Das finanzieren verschiedene Bands, von Tote Hosen bis Jan Delay bis Michi und Gudrun Mittermeier, Joko und Klaas, wir Sportfreunde. Verschiedenste Beträge von verschiedensten Bands, auch ein paar Privatspender sind dabei. Es ist großartig zu sehen, dass die Leute sich auch einfach freuen, ganz was Konkretes machen zu können – in diesem Wahnsinn, der mit der Ukraine passiert. Die Leute sehen ja auch, wie sehr das bei uns irgendwo scheinbar in Vergessenheit geraten ist. Oftmals aus Mangel an Möglichkeiten zu wirken. Da zieht man sich halt zurück, weil man der Frustration entgegentreten will. Und die Leute denken sich: Ja, wie geil, da können wir jetzt was tun. Das finde ich total gut.
Ich würde gerne dazu beitragen, und auch die Leute, die da mithelfen, einfach auch ein neues Momentum zu schaffen, dass man merkt: Hey, wir können was beitragen. Wir können dafür sorgen, dass sich dieser Krieg nicht weiter ausbreitet. Dass es auch bei uns friedlich bleibt. Weil: Russland hat es ja angekündigt: „Nach Berlin“, das sagen halt viele russische Soldaten. Das müssen wir anerkennen und etwas tun, dass wir da nicht selber auch reinrutschen.
Es geht einfach um den europäischen Frieden, um die Stärkung der Demokratie, es geht tatsächlich in diesem Krieg um alles. Vermeintlich ist es weit weg, aber das ist wirklich nah dran. Man merkt das auch daran, wie Russland hier radikale Parteien supportet, wie hier die Stimmung im Land kaputt gemacht wird. Es ist sehr nah dran, dieser Konflikt, mehr als wir es uns wünschen. Uns ist es bewusst und wir wollen uns da als Musiker und Demokraten einfach einsetzen, dass wir auch in Zukunft in Freiheit leben können. Wir haben es vor dem Zweiten Weltkrieg schon erlebt, was passiert, wenn man einfach nur zuschaut.

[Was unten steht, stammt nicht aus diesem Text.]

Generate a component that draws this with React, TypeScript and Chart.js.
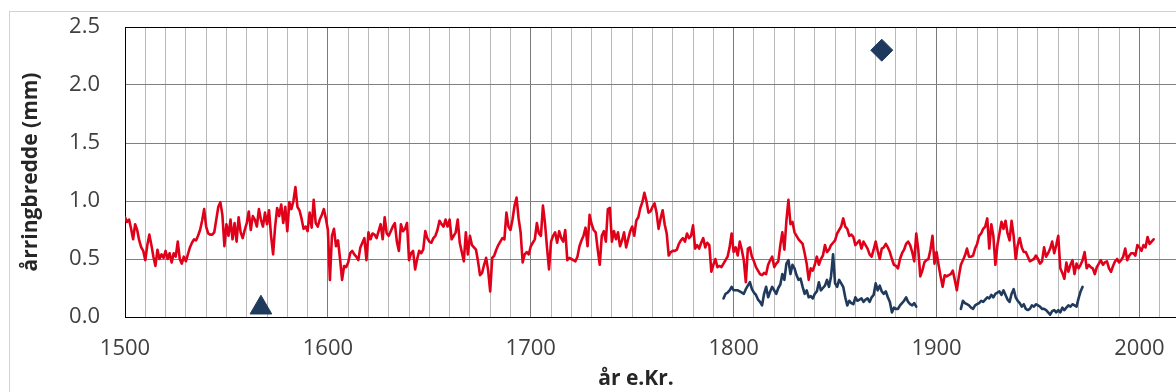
import { useEffect, useRef } from "react";
import { Chart, registerables } from "chart.js";

Chart.register(...registerables);

// Ring-width series (mm per year), one array per century
const redStart = 1500;
const red1500s = [
  0.86, 0.82, 0.84, 0.76, 0.67, 0.8, 0.75, 0.66, 0.6, 0.57,
  0.49, 0.62, 0.71, 0.62, 0.52, 0.44, 0.58, 0.5, 0.54, 0.51,
  0.57, 0.5, 0.55, 0.47, 0.55, 0.52, 0.65, 0.5, 0.46, 0.52,
  0.48, 0.54, 0.6, 0.64, 0.67, 0.66, 0.7, 0.75, 0.83, 0.93,
  0.78, 0.72, 0.71, 0.71, 0.73, 0.84, 0.95, 0.99, 0.88, 0.61,
  0.8, 0.7, 0.84, 0.67, 0.81, 0.65, 0.86, 0.73, 0.68, 0.75,
  0.81, 0.91, 0.75, 0.87, 0.84, 0.78, 0.93, 0.84, 0.78, 0.9,
  0.8, 0.92, 0.7, 0.54, 0.78, 0.94, 0.87, 0.97, 0.81, 0.95,
  0.74, 0.99, 0.93, 1.0, 1.12, 0.95, 0.92, 0.85, 0.76, 0.78,
  0.74, 0.9, 0.77, 1.01, 0.81, 0.78, 0.84, 0.88, 0.93, 0.85,
];
const red1600s = [
  0.75, 0.32, 0.7, 0.76, 0.61, 0.66, 0.5, 0.32, 0.44, 0.43,
  0.47, 0.55, 0.57, 0.54, 0.52, 0.49, 0.6, 0.64, 0.68, 0.49,
  0.73, 0.67, 0.72, 0.71, 0.68, 0.74, 0.8, 0.67, 0.86, 0.72,
  0.7, 0.74, 0.78, 0.81, 0.65, 0.57, 0.8, 0.74, 0.76, 0.81,
  0.49, 0.55, 0.57, 0.41, 0.5, 0.57, 0.55, 0.58, 0.74, 0.68,
  0.65, 0.64, 0.68, 0.7, 0.75, 0.83, 0.8, 0.78, 0.84, 0.78,
  0.84, 0.67, 0.7, 0.73, 0.84, 0.64, 0.56, 0.48, 0.73, 0.54,
  0.7, 0.62, 0.6, 0.58, 0.48, 0.36, 0.38, 0.45, 0.51, 0.4,
  0.22, 0.51, 0.53, 0.58, 0.62, 0.65, 0.68, 0.67, 0.9, 0.78,
  0.75, 0.84, 0.96, 1.03, 0.85, 0.73, 0.47, 0.54, 0.56, 0.54,
];
const red1700s = [
  0.61, 0.64, 0.67, 0.81, 0.72, 0.7, 0.96, 0.81, 0.6, 0.41,
  0.65, 0.7, 0.73, 0.64, 0.74, 0.68, 0.65, 0.75, 0.49, 0.51,
  0.5, 0.49, 0.48, 0.52, 0.61, 0.66, 0.7, 0.77, 0.61, 0.88,
  0.8, 0.75, 0.73, 0.58, 0.45, 0.7, 0.74, 0.65, 0.93, 0.94,
  0.65, 0.74, 0.67, 0.73, 0.61, 0.66, 0.73, 0.6, 0.67, 0.74,
  0.78, 0.7, 0.83, 0.86, 0.94, 0.99, 1.07, 1.0, 0.9, 0.91,
  0.95, 0.98, 0.9, 0.76, 0.85, 0.92, 0.8, 0.72, 0.53, 0.56,
  0.57, 0.57, 0.58, 0.63, 0.66, 0.68, 0.65, 0.72, 0.68, 0.7,
  0.79, 0.59, 0.62, 0.59, 0.64, 0.68, 0.6, 0.64, 0.62, 0.39,
  0.45, 0.5, 0.43, 0.44, 0.43, 0.46, 0.49, 0.52, 0.6, 0.72,
];
const red1800s = [
  0.56, 0.6, 0.53, 0.65, 0.58, 0.49, 0.3, 0.59, 0.6, 0.52,
  0.48, 0.43, 0.4, 0.37, 0.36, 0.38, 0.37, 0.45, 0.49, 0.52,
  0.43, 0.46, 0.48, 0.62, 0.73, 0.58, 0.83, 1.01, 0.8, 0.82,
  0.73, 0.7, 0.67, 0.65, 0.63, 0.55, 0.46, 0.32, 0.42, 0.4,
  0.45, 0.52, 0.45, 0.5, 0.53, 0.62, 0.56, 0.58, 0.62, 0.64,
  0.66, 0.72, 0.75, 0.78, 0.85, 0.78, 0.76, 0.7, 0.71, 0.69,
  0.62, 0.64, 0.66, 0.59, 0.65, 0.62, 0.59, 0.54, 0.52, 0.58,
  0.65, 0.57, 0.5, 0.59, 0.6, 0.63, 0.6, 0.56, 0.5, 0.45,
  0.44, 0.42, 0.5, 0.55, 0.58, 0.63, 0.65, 0.62, 0.56, 0.48,
  0.72, 0.58, 0.35, 0.4, 0.47, 0.49, 0.5, 0.58, 0.7, 0.46,
];
const red1900s = [
  0.56, 0.45, 0.35, 0.26, 0.36, 0.35, 0.36, 0.37, 0.4, 0.32,
  0.23, 0.35, 0.45, 0.49, 0.53, 0.59, 0.52, 0.52, 0.53, 0.59,
  0.63, 0.7, 0.72, 0.76, 0.78, 0.85, 0.59, 0.8, 0.7, 0.45,
  0.62, 0.72, 0.82, 0.76, 0.83, 0.72, 0.66, 0.83, 0.7, 0.5,
  0.62, 0.68, 0.6, 0.56, 0.56, 0.52, 0.48, 0.49, 0.5, 0.53,
  0.5, 0.46, 0.48, 0.6, 0.52, 0.55, 0.59, 0.65, 0.55, 0.62,
  0.7, 0.42, 0.38, 0.33, 0.47, 0.39, 0.45, 0.49, 0.37, 0.46,
  0.42, 0.45, 0.49, 0.56, 0.42, 0.45, 0.43, 0.42, 0.37, 0.43,
  0.46, 0.49, 0.45, 0.47, 0.48, 0.42, 0.39, 0.44, 0.48, 0.5,
  0.47, 0.49, 0.52, 0.59, 0.49, 0.53, 0.55, 0.55, 0.53, 0.62,
  0.6, 0.57, 0.62, 0.6, 0.69, 0.63, 0.65, 0.67,
];

// Shorter dark series
const blueAStart = 1795;
const blueA = [
  0.16, 0.2, 0.21, 0.23, 0.26,
  0.23, 0.23, 0.23, 0.22, 0.21, 0.2, 0.24, 0.27, 0.3, 0.24,
  0.21, 0.19, 0.15, 0.13, 0.1, 0.2, 0.26, 0.17, 0.22, 0.26,
  0.23, 0.2, 0.25, 0.28, 0.37, 0.32, 0.46, 0.49, 0.37, 0.45,
  0.42, 0.36, 0.32, 0.33, 0.26, 0.2, 0.23, 0.17, 0.18, 0.16,
  0.2, 0.22, 0.3, 0.23, 0.25, 0.27, 0.32, 0.26, 0.35, 0.54,
  0.29, 0.26, 0.32, 0.29, 0.26, 0.17, 0.1, 0.14, 0.12, 0.11,
  0.17, 0.14, 0.15, 0.16, 0.13, 0.15, 0.16, 0.13, 0.17, 0.19,
  0.29, 0.23, 0.27, 0.22, 0.2, 0.22, 0.17, 0.13, 0.04, 0.08,
  0.07, 0.07, 0.1, 0.12, 0.14, 0.17, 0.13, 0.11, 0.1, 0.12,
  0.09,
];
const blueBStart = 1912;
const blueB = [
  0.07, 0.14, 0.12, 0.11, 0.1, 0.08, 0.07, 0.1,
  0.11, 0.12, 0.14, 0.13, 0.15, 0.17, 0.16, 0.19, 0.17, 0.2,
  0.21, 0.22, 0.19, 0.23, 0.19, 0.15, 0.13, 0.2, 0.24, 0.17,
  0.14, 0.12, 0.09, 0.11, 0.07, 0.06, 0.07, 0.1, 0.09, 0.11,
  0.1, 0.09, 0.07, 0.07, 0.06, 0.04, 0.02, 0.05, 0.06, 0.04,
  0.06, 0.04, 0.08, 0.06, 0.08, 0.1, 0.09, 0.11, 0.1, 0.09,
  0.16, 0.22, 0.26,
];

// Single dated samples
const triangleYear = 1567;
const triangleValue = 0.08;
const diamondYear = 1873;
const diamondValue = 2.3;

const yTicks = [0, 0.5, 1.0, 1.5, 2.0, 2.5];

const RED = "#e0001a";
const NAVY = "#1f3a5c";
const FONT = '"Open Sans", "Noto Sans", sans-serif';

const toPoints = (start: number, values: number[]) =>
  values.map((v, i) => ({ x: start + i, y: v }));

const redValues = [...red1500s, ...red1600s, ...red1700s, ...red1800s, ...red1900s];

// Light outer frame around the whole chart
const framePlugin = {
  id: "outerFrame",
  beforeDraw(chart: any) {
    const { ctx } = chart;
    ctx.save();
    ctx.fillStyle = "#ffffff";
    ctx.fillRect(0, 0, chart.width, chart.height);
    ctx.strokeStyle = "#d2d2d2";
    ctx.lineWidth = 1;
    ctx.strokeRect(9.5, 11.5, chart.width + 20, chart.height + 20);
    ctx.restore();
  },
};

// X axis caption
const xTitlePlugin = {
  id: "xCaption",
  afterDraw(chart: any) {
    const { ctx } = chart;
    ctx.save();
    ctx.font = `bold 21px ${FONT}`;
    ctx.fillStyle = "#262626";
    ctx.textAlign = "center";
    ctx.textBaseline = "alphabetic";
    ctx.fillText("år e.Kr.", 636, 385);
    ctx.restore();
  },
};

export default function App() {
  const ref = useRef<HTMLCanvasElement>(null);

  useEffect(() => {
    const canvas = ref.current;
    if (!canvas) return;
    const lineStyle = {
      borderWidth: 2.6,
      pointRadius: 0,
      tension: 0,
      borderJoinStyle: "round",
      borderCapStyle: "round",
    };
    const chart = new Chart(canvas, {
      type: "line",
      data: {
        datasets: [
          { data: toPoints(redStart, redValues), borderColor: RED, ...lineStyle },
          { data: toPoints(blueAStart, blueA), borderColor: NAVY, ...lineStyle },
          { data: toPoints(blueBStart, blueB), borderColor: NAVY, ...lineStyle },
          {
            data: [{ x: triangleYear, y: triangleValue }],
            showLine: false,
            pointStyle: "triangle",
            pointRadius: 12.5,
            backgroundColor: NAVY,
            borderColor: NAVY,
            borderWidth: 1,
            clip: false,
          },
          {
            data: [{ x: diamondYear, y: diamondValue }],
            showLine: false,
            pointStyle: "rectRot",
            pointRadius: 11,
            backgroundColor: NAVY,
            borderColor: NAVY,
            borderWidth: 1,
            clip: false,
          },
        ],
      } as any,
      options: {
        responsive: false,
        animation: false,
        events: [],
        layout: {
          autoPadding: false,
          padding: { left: 0, top: 27, right: 20, bottom: 0 },
        },
        plugins: {
          legend: { display: false },
          tooltip: { enabled: false },
        },
        scales: {
          x: {
            type: "linear",
            min: 1500,
            max: 2020,
            afterFit: (scale: any) => {
              scale.height = 75;
            },
            border: { color: "#000000", width: 1 },
            grid: {
              drawTicks: false,
              lineWidth: 1,
              color: (c: any) =>
                c.tick && c.tick.value % 100 === 0 ? "#7a7a7a" : "#b8b8b8",
            },
            ticks: {
              stepSize: 10,
              autoSkip: false,
              maxRotation: 0,
              minRotation: 0,
              padding: 19,
              color: "#404040",
              font: { family: FONT, size: 22 },
              callback: (v: any) => (Number(v) % 100 === 0 ? String(v) : ""),
            },
          },
          y: {
            min: yTicks[0],
            max: yTicks[yTicks.length - 1],
            afterFit: (scale: any) => {
              scale.width = 125;
            },
            afterBuildTicks: (scale: any) => {
              scale.ticks = yTicks.map((v) => ({ value: v }));
            },
            border: { color: "#000000", width: 1 },
            grid: {
              drawTicks: true,
              tickLength: 25,
              tickColor: "rgba(0,0,0,0)",
              lineWidth: 1,
              color: (c: any) =>
                c.tick && c.tick.value === 2.5 ? "#000000" : "#808080",
            },
            ticks: {
              padding: 0,
              color: "#404040",
              font: { family: FONT, size: 22 },
              callback: (v: any) => Number(v).toFixed(1),
            },
            title: {
              display: true,
              text: "årringbredde (mm)",
              color: "#262626",
              font: { family: FONT, size: 21, weight: "bold" },
              padding: { top: 18, bottom: 0 },
            },
          },
        },
      } as any,
      plugins: [framePlugin, xTitlePlugin],
    });
    return () => chart.destroy();
  }, []);

  return (
    <div
      style={{
        position: "fixed",
        left: 0,
        top: 0,
        width: 1176,
        height: 392,
        overflow: "hidden",
        background: "#ffffff",
      }}
    >
      <canvas ref={ref} width={1200} height={392} style={{ display: "block" }} />
    </div>
  );
}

Und Russland macht so lange weiter, wie es halt kann. Sie rechnen einfach damit, dass die Hilfsbereitschaft nachlässt und dass sie dann irgendwann hier dieses grausame Spiel weiterspielen können, ungestört.
Auf der einen Seite hört sich das nach einem total optimistischen Trip irgendwie an. Weil ihr ja wirklich Sachen dahin bringt, die die Leute dringend brauchen. Auf der anderen Seite klingt es auch total bedrückend. Wie fühlt es sich für Dich an?
Für mich fühlt es sich total gut an, was zu machen. Und ich finde das ganz wichtig, sich dem zu stellen, was passiert, hinzufahren und sich das dessen bewusst zu sein, dass es nicht einfach ein kurzes mediales Ereignis ist. Das ist etwas, wo man sich stellen muss, und das machen wir Sportfreunde, das mache ich ganz persönlich und das machen auch all die Künstler, die sich committet haben.
Mir ist es so wichtig, dass wir in unserem Land erkennen, dass wir was machen können und dass es wahnsinnig wertvoll ist, was wir machen können. Ich würde so gerne dafür sorgen, dass sich die Menschen wieder aufraffen und sich um ein neues Momentum kümmern. Dass man diesen Menschen hilft, sich gegen einen faschistischen Angriffskrieg zu wehren. Lasst uns echt etwas machen, weitermachen, nicht den Kopf an Sand stecken.